Vornehmlich in den USA und muslimischen Ländern, als Faustregel kann man sagen: in Ländern mit hoher Religiosität herrschen auch heute noch in weiten Teilen der Bevölkerung kreationistische, d.h. schöpfungsgläubige Weltauffassungen vor. Es existieren dabei wilde Gemische zwischen den Extremen des beispielsweise die Bibel wörtlich nehmenden “Gott schuf die Welt und das Leben in 6 Tagen und aus der Bibel läßt sich errechnen, daß dies vor ca. 6000 Jahren war” und dem zwar ein kreationistisches Element enthaltenden, doch mit der Wissenschaft weit eher (noch) zu vereinbarenden “Gott ist nicht nachweisbar und hat die Entstehung der Welt geplant und per Urknall initiiert, der Rest steht in den Fachbüchern”.

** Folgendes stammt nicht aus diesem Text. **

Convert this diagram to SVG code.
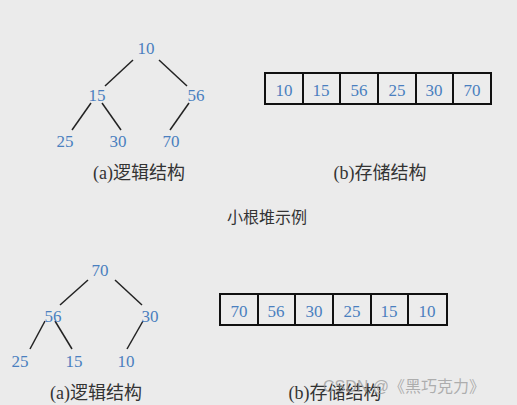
<svg xmlns="http://www.w3.org/2000/svg" width="517" height="405" viewBox="0 0 517 405">
<style>
.n{font-family:"Liberation Serif","Noto Serif CJK SC",serif;font-size:17px;fill:#4a7fbf;text-anchor:middle;dominant-baseline:central}
.c{font-family:"Liberation Serif","Noto Sans CJK SC",serif;font-size:18px;fill:#333;text-anchor:middle;dominant-baseline:central}
.e line{stroke:#222;stroke-width:1.5}
.cell{fill:#ececec;stroke:#111;stroke-width:2}
</style>
<rect width="517" height="405" fill="#ebebeb"/>
<g id="connectors" class="e">
<line x1="133" y1="60" x2="105" y2="86"/>
<line x1="159" y1="60" x2="187" y2="86"/>
<line x1="91" y1="103" x2="72" y2="130"/>
<line x1="102" y1="103" x2="121" y2="130"/>
<line x1="189" y1="103" x2="170" y2="130"/>
<line x1="88" y1="280" x2="60" y2="305"/>
<line x1="115" y1="280" x2="142" y2="305"/>
<line x1="45" y1="321" x2="30" y2="349"/>
<line x1="55" y1="321" x2="72" y2="349"/>
<line x1="143" y1="321" x2="127" y2="349"/>
</g>
<g id="t1-10"><text class="n" x="146" y="48">10</text></g>
<g id="t1-15"><text class="n" x="97" y="95">15</text></g>
<g id="t1-56"><text class="n" x="196" y="95">56</text></g>
<g id="t1-25"><text class="n" x="65" y="141">25</text></g>
<g id="t1-30"><text class="n" x="118" y="141">30</text></g>
<g id="t1-70"><text class="n" x="171" y="141">70</text></g>
<g id="cap1a"><text class="c" x="139" y="173">(a)逻辑结构</text></g>
<g id="arr1">
<rect class="cell" x="265" y="73" width="38" height="31"/>
<rect class="cell" x="303" y="73" width="37" height="31"/>
<rect class="cell" x="340" y="73" width="38" height="31"/>
<rect class="cell" x="378" y="73" width="38" height="31"/>
<rect class="cell" x="416" y="73" width="37" height="31"/>
<rect class="cell" x="453" y="73" width="38" height="31"/>
<text class="n" x="284" y="90">10</text>
<text class="n" x="321" y="90">15</text>
<text class="n" x="359" y="90">56</text>
<text class="n" x="397" y="90">25</text>
<text class="n" x="434" y="90">30</text>
<text class="n" x="472" y="90">70</text>
</g>
<g id="cap1b"><text class="c" x="380" y="173">(b)存储结构</text></g>
<g id="title"><text class="c" x="267" y="217" style="font-size:16px">小根堆示例</text></g>
<g id="t2-70"><text class="n" x="100" y="270">70</text></g>
<g id="t2-56"><text class="n" x="53" y="316">56</text></g>
<g id="t2-30"><text class="n" x="150" y="316">30</text></g>
<g id="t2-25"><text class="n" x="20" y="361">25</text></g>
<g id="t2-15"><text class="n" x="74" y="361">15</text></g>
<g id="t2-10"><text class="n" x="126" y="361">10</text></g>
<g id="cap2a"><text class="c" x="96" y="393">(a)逻辑结构</text></g>
<g id="arr2">
<rect class="cell" x="220" y="294" width="38" height="31"/>
<rect class="cell" x="258" y="294" width="37" height="31"/>
<rect class="cell" x="295" y="294" width="38" height="31"/>
<rect class="cell" x="333" y="294" width="38" height="31"/>
<rect class="cell" x="371" y="294" width="37" height="31"/>
<rect class="cell" x="408" y="294" width="39" height="31"/>
<text class="n" x="239" y="311">70</text>
<text class="n" x="276" y="311">56</text>
<text class="n" x="314" y="311">30</text>
<text class="n" x="352" y="311">25</text>
<text class="n" x="389" y="311">15</text>
<text class="n" x="427" y="311">10</text>
</g>
<g id="cap2b"><text class="c" x="335" y="393">(b)存储结构</text></g>
<g id="watermark"><text x="323" y="386" style="font-family:'Liberation Sans','Noto Sans CJK SC',sans-serif;font-size:16px;fill:#999;fill-opacity:0.75;dominant-baseline:central">CSDN @《黑巧克力》</text></g>
</svg>
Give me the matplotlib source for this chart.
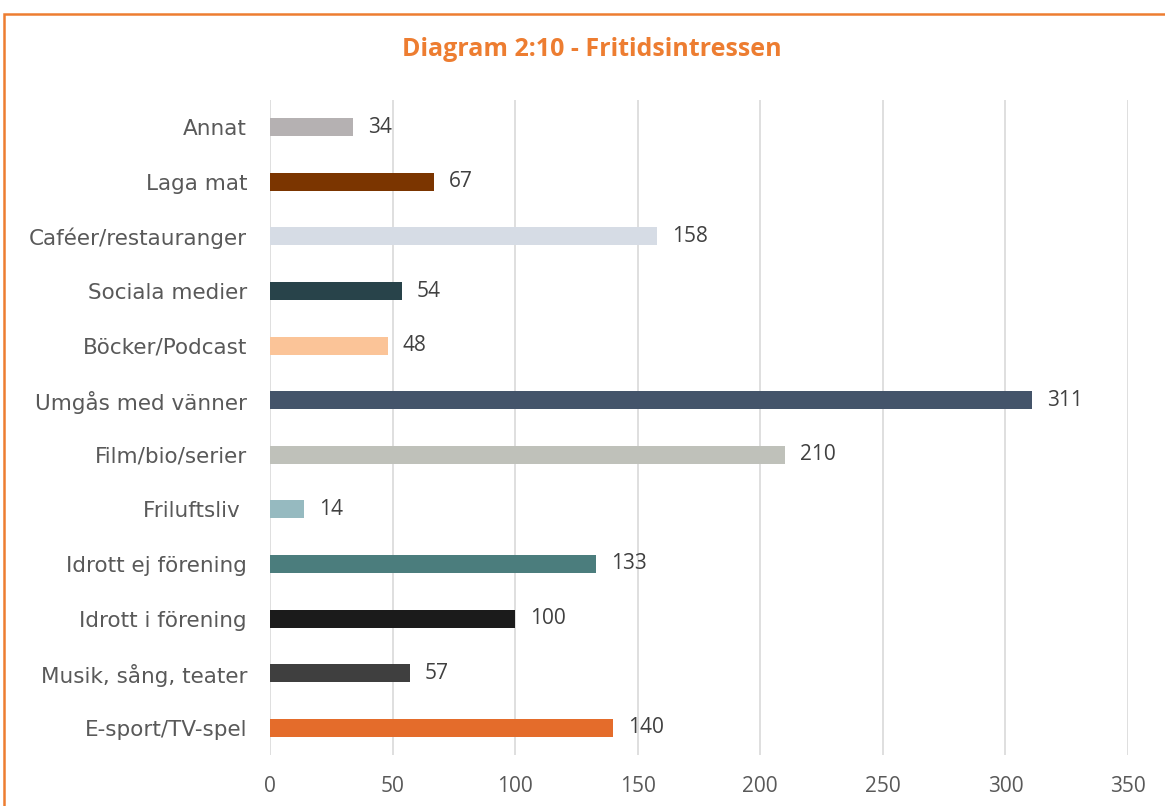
import matplotlib.pyplot as plt
from matplotlib.patches import Rectangle

categories = ["E-sport/TV-spel", "Musik, sång, teater", "Idrott i förening",
              "Idrott ej förening", "Friluftsliv ", "Film/bio/serier",
              "Umgås med vänner", "Böcker/Podcast", "Sociala medier",
              "Caféer/restauranger", "Laga mat", "Annat"]
values = [140, 57, 100, 133, 14, 210, 311, 48, 54, 158, 67, 34]
colors = ["#E46C2B", "#3F3F3F", "#1B1B1B", "#4B7D7D", "#96BAC0", "#BFC1BA",
          "#44546A", "#FBC498", "#28434A", "#D6DCE5", "#7B3500", "#B5B1B2"]
xticks = [0, 50, 100, 150, 200, 250, 300, 350]

fig = plt.figure(figsize=(11.65, 8.06), dpi=100)
ax = fig.add_axes([270/1165, 1-755/806, 858/1165, 655/806])

# orange frame (only top and left visible in the crop)
fig.patches.append(Rectangle((4/1165, -0.1), 1.2, 1-14/806+0.1, transform=fig.transFigure,
                             fill=False, edgecolor="#ED7D31", linewidth=1.8))

ypos = list(range(len(categories)))
ax.barh(ypos, values, height=0.33, color=colors, zorder=2)

for y, v in zip(ypos, values):
    ax.text(v + 6, y, str(v), va="center", ha="left", fontsize=15,
            family="Open Sans", color="#404040")

ax.set_xlim(0, 350)
ax.set_ylim(-0.5, len(categories) - 0.5)
ax.set_yticks(ypos)
ax.set_yticklabels(categories, fontsize=15.5, family="DejaVu Sans", color="#595959")
ax.set_xticks(xticks)
ax.set_xticklabels([str(t) for t in xticks], fontsize=15, family="Open Sans", color="#595959")
ax.tick_params(axis="both", length=0)
ax.tick_params(axis="y", pad=16.5)
ax.tick_params(axis="x", pad=15)
ax.grid(axis="x", color="#D9D9D9", linewidth=1.2, zorder=0)
for s in ax.spines.values():
    s.set_visible(False)

fig.text(592/1165, 1-50/806, "Diagram 2:10 - Fritidsintressen", ha="center", va="center",
         fontsize=18, fontweight="bold", family="Open Sans", color="#ED7D31")

fig.savefig("out.png", dpi=100)
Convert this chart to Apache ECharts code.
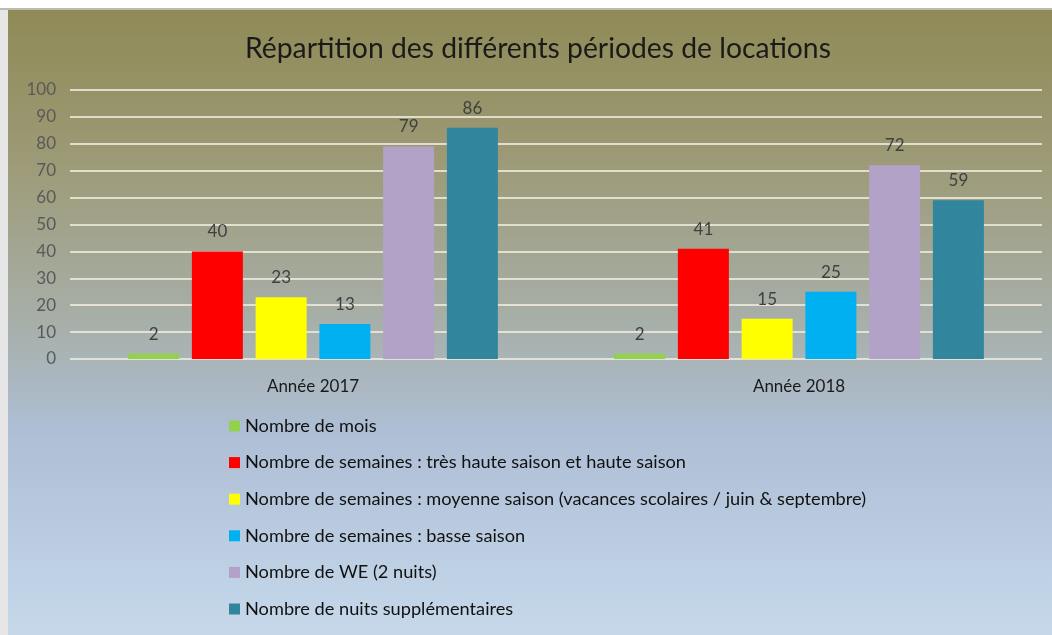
<!DOCTYPE html>
<html>
<head>
<meta charset="utf-8">
<script src="https://cdn.jsdelivr.net/npm/echarts@6/dist/echarts.min.js"></script>
<style>
  html, body { margin: 0; padding: 0; background: #fff; }
  #frame { position: absolute; left: 0; top: 8px; width: 1052px; height: 627px; border-top: 2px solid #bdbab2; background: #e6e6e6; }
  #main { position: absolute; left: 8px; top: 10px; width: 1044px; height: 625px; }
</style>
</head>
<body>
<div id="frame"></div>
<div id="main"></div>
<script>
const categories = ['Année 2017', 'Année 2018'];
const seriesNames = [
  'Nombre de mois',
  'Nombre de semaines : très haute saison et haute saison',
  'Nombre de semaines : moyenne saison (vacances scolaires / juin & septembre)',
  'Nombre de semaines : basse saison',
  'Nombre de WE (2 nuits)',
  'Nombre de nuits supplémentaires',
];
const moisValues = [2, 2];
const hauteSaisonValues = [40, 41];
const moyenneSaisonValues = [23, 15];
const basseSaisonValues = [13, 25];
const weValues = [79, 72];
const nuitsValues = [86, 59];
const yTicks = [0, 10, 20, 30, 40, 50, 60, 70, 80, 90, 100];

const colors = ['#92d050', '#ff0000', '#ffff00', '#00b0f0', '#b3a2c7', '#31859c'];
const allValues = [moisValues, hauteSaisonValues, moyenneSaisonValues, basseSaisonValues, weValues, nuitsValues];

const myChart = echarts.init(document.getElementById('main'));

const labelOption = {
  show: true,
  position: 'top',
  distance: 11,
  fontFamily: 'Lato',
  fontSize: 17,
  color: '#404040',
};

const mySeries = seriesNames.map((name, i) => ({
  name: name,
  type: 'bar',
  barWidth: 51,
  barGap: '25%',
  label: labelOption,
  itemStyle: { color: colors[i] },
  data: allValues[i],
}));

myChart.setOption({
  backgroundColor: new echarts.graphic.LinearGradient(0, 0, 0, 1, [
    { offset: 0, color: '#8f8a56' },
    { offset: 0.25, color: '#9d9b78' },
    { offset: 0.5, color: '#a7afa9' },
    { offset: 0.68, color: '#aebfd6' },
    { offset: 1, color: '#c6d8ea' },
  ]),
  color: colors,
  animation: false,
  title: {
    text: 'Répartition des différents périodes de locations',
    left: 232,
    top: 20,
    textStyle: {
      fontFamily: 'Lato',
      fontSize: 28.3,
      fontWeight: 'normal',
      color: '#1a1a1a',
    },
  },
  legend: {
    orient: 'vertical',
    left: 221,
    top: 407,
    padding: 0,
    itemWidth: 11,
    itemHeight: 11,
    itemGap: 18.6,
    icon: 'rect',
    textStyle: {
      fontFamily: 'Lato',
      fontSize: 18.2,
      color: '#111',
    },
  },
  grid: {
    left: 62,
    right: 10,
    top: 80,
    height: 269,
    containLabel: false,
  },
  xAxis: {
    type: 'category',
    data: categories,
    axisLine: { show: false },
    axisTick: { show: false },
    axisLabel: {
      fontFamily: 'Lato',
      fontSize: 17,
      color: '#1a1a1a',
      margin: 19,
    },
  },
  yAxis: {
    type: 'value',
    min: yTicks[0],
    max: yTicks[yTicks.length - 1],
    interval: yTicks[1] - yTicks[0],
    axisLabel: {
      fontFamily: 'Lato',
      fontSize: 17,
      color: '#595959',
      margin: 14,
    },
    splitLine: {
      lineStyle: { color: 'rgba(236,234,220,0.85)', width: 2 },
    },
  },
  series: mySeries,
});
</script>
</body>
</html>
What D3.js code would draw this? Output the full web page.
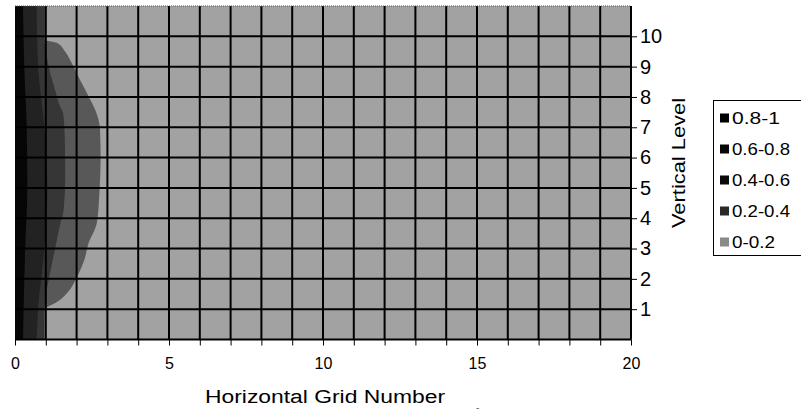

Was ist mit den Kreationisten? Natürlich soll und kann grundsätzlich jeder glauben, was er will, egal wie albern oder absurd es anderen erscheinen mag. Ein Problem ergibt sich aber immer dann, wenn andere “Unschuldige” oder Abhängige, wie z.B. Kinder, durch die Glaubensvorstellungen ihrer Eltern oder Vormünde und deren Bedürfnis, jene den Kindern aufzuprägen, Schaden nehmen. Unter “Schaden” fällt meiner Ansicht nach auch das Erlernen und Verinnerlichen von falschem, ideologisch geprägtem “Wissen”. Leider ist genau das die Strategie des Kreationismus. Kreationisten wissen, daß ihre “Geschichten” in der bestehenden scientific community, der wissenschaftlichen Weltgemeinschaft, die ihre eigene Sprache, Qualitätskriterien und Korrekturmechanismen entwickelt hat und die den Zweifel und die Skepsis zu ihren höchsten Tugenden rechnet, absoult keine Chance haben. Tatsächlich sucht man kreationistische Aufsätze in den anerkannten Zeitschriften und Journalen, in denen sich die scientific community mitteilt, ihre Ergebnisse vorstellt und diskutiert, vergebens. Denn dem Kreationismus fehlt zur Gänze die wichtigste “Währung” aller Wissenschaft, die Evidenz: er hat keine Daten hervorgebracht und arbeitet nur mit ihrem Wesen nach untestbaren Hypothesen. Dies macht seine Hervorbringungen ungeeignet für jede wissenschaftliche Publikation und verbietet, ihn als Wissenschaft aufzufassen. Seine Vertreter wissen das, schieben es freilich offiziell auf eine Verschwörung der bösen “Big Science” und sehen daher die Notwendigkeit, stattdessen auf die nachwachsenden und möglicherweise noch für ihre Manipulation vulnerablen Generationen, die Schulkinder und Studenten, Einfluß zu nehmen und dafür zu sorgen, daß sie kreationistisches Gedankengut bereits verinnerlicht und konsolidiert haben und mit sich tragen, wenn sie sich auf den Weg machen, die Forscher und Wissenschaftler von morgen zu werden.